▶ **DATA LINES**:
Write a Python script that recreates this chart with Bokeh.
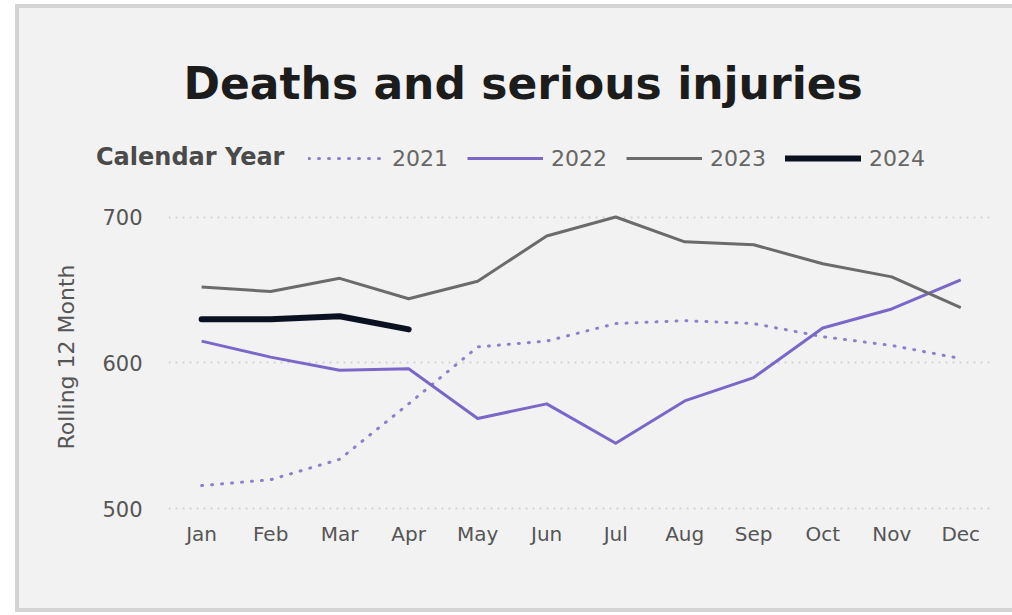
from bokeh.plotting import figure
from bokeh.layouts import column
from bokeh.models import Range1d, FixedTicker, Legend, LegendItem, Title
from bokeh.embed import file_html
from bokeh.resources import INLINE

months = ["Jan", "Feb", "Mar", "Apr", "May", "Jun", "Jul", "Aug", "Sep", "Oct", "Nov", "Dec"]
y2021 = [516, 520, 534, 572, 611, 615, 627, 629, 627, 618, 612, 603]
y2022 = [615, 604, 595, 596, 562, 572, 545, 574, 590, 624, 637, 657]
y2023 = [652, 649, 658, 644, 656, 687, 700, 683, 681, 668, 659, 638]
y2024 = [630, 630, 632, 623]
series_names = ["2021", "2022", "2023", "2024"]
y_ticks = [500, 600, 700]

FONT = "DejaVu Sans"
BG = "#f2f2f2"

x = list(range(len(months)))
series = [(x, y2021), (x, y2022), (x, y2023), (x[:len(y2024)], y2024)]
styles = [
    dict(line_color="#8a80cc", line_width=3, line_dash="1 9", line_cap="round"),
    dict(line_color="#7b67c8", line_width=3, line_join="round"),
    dict(line_color="#6b6b6b", line_width=3, line_join="round"),
    dict(line_color="#0c1122", line_width=6, line_join="round", line_cap="round"),
]

# ---------- header: title + legend ----------
head = figure(width=993, height=190, output_backend="svg", toolbar_location=None,
              x_range=Range1d(0, 1), y_range=Range1d(0, 1),
              min_border_left=0, min_border_right=0, min_border_top=120, min_border_bottom=0,
              background_fill_color=BG, border_fill_color=BG, outline_line_color=None)
head.axis.visible = False
head.grid.visible = False
head.title = Title(text="Deaths and serious injuries", text_font=FONT, text_font_size="44px",
                   text_font_style="bold", text_color="#1c1c1c", align="left", offset=164, standoff=40)

# legend proxies: same series, drawn outside the header's visible range
proxies = [head.line(sx, sy, **st) for (sx, sy), st in zip(series, styles)]
r_none = head.line(x, y2021, line_alpha=0)

common = dict(orientation="horizontal", padding=0, margin=0, spacing=15,
              label_text_font=FONT, label_text_font_size="22px",
              glyph_height=26, label_height=26,
              background_fill_alpha=0, border_line_color=None)

leg_years = Legend(items=[LegendItem(label=n, renderers=[r]) for n, r in zip(series_names, proxies)],
                   location=(289, 27), label_text_color="#666666",
                   glyph_width=76, label_standoff=8, label_width=60, **common)
head.add_layout(leg_years, "center")

leg_cal = Legend(items=[LegendItem(label="Calendar Year", renderers=[r_none])],
                 location=(77, 27), label_text_color="#4a4a4a", label_text_font_style="bold",
                 glyph_width=0, label_standoff=0, **common)
leg_cal.label_text_font_size = "24px"
head.add_layout(leg_cal, "center")

# ---------- main chart ----------
p = figure(width=993, height=410, output_backend="svg", toolbar_location=None,
           x_range=Range1d(-0.48, 11.46), y_range=Range1d(495.5, 712.7),
           min_border_left=149, min_border_right=20, min_border_top=0, min_border_bottom=93,
           background_fill_color=BG, border_fill_color=BG, outline_line_color=None)
p.title.visible = False
p.title.standoff = 0

for (sx, sy), st in zip(series, styles):
    p.line(sx, sy, **st)

p.xaxis.ticker = FixedTicker(ticks=x)
p.xaxis.major_label_overrides = {i: m for i, m in enumerate(months)}
p.yaxis.ticker = FixedTicker(ticks=y_ticks)
for ax in (p.xaxis[0], p.yaxis[0]):
    ax.axis_line_color = None
    ax.major_tick_line_color = None
    ax.minor_tick_line_color = None
    ax.major_label_text_font = FONT
    ax.major_label_text_color = "#555555"
p.xaxis.major_label_text_font_size = "20px"
p.xaxis.major_label_standoff = 0
p.yaxis.major_label_text_font_size = "21px"
p.yaxis.major_label_standoff = 20
p.yaxis.axis_label = "Rolling 12 Month"
p.yaxis.axis_label_text_font = FONT
p.yaxis.axis_label_text_font_style = "normal"
p.yaxis.axis_label_text_font_size = "22px"
p.yaxis.axis_label_text_color = "#555555"
p.yaxis.axis_label_standoff = 20

p.xgrid.grid_line_color = None
p.ygrid.grid_line_color = "#d4d4d4"
p.ygrid.grid_line_width = 2
p.ygrid.grid_line_dash = "2 5"

for fig in (head, p):
    try:
        fig.frame_align = False
    except Exception:
        pass

layout = column(head, p, spacing=0)
layout.styles = {"margin-left": "15px", "margin-top": "4px",
                 "border-left": "4px solid #d3d3d3", "border-top": "4px solid #d3d3d3",
                 "border-bottom": "4px solid #d3d3d3", "background-color": BG}

open("out.html", "w").write(file_html(layout, INLINE))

▶ **PROBLEM DESCRIPTION**:
Everything from the first line to the line with "from bokeh.resources import INLINE" must be repeated exactly, and nothing else. Leave the pictures out.

▶ **WRITTEN ANSWER**:
Write a Python script that recreates this chart with Bokeh.
from bokeh.plotting import figure
from bokeh.layouts import column
from bokeh.models import Range1d, FixedTicker, Legend, LegendItem, Title
from bokeh.embed import file_html
from bokeh.resources import INLINE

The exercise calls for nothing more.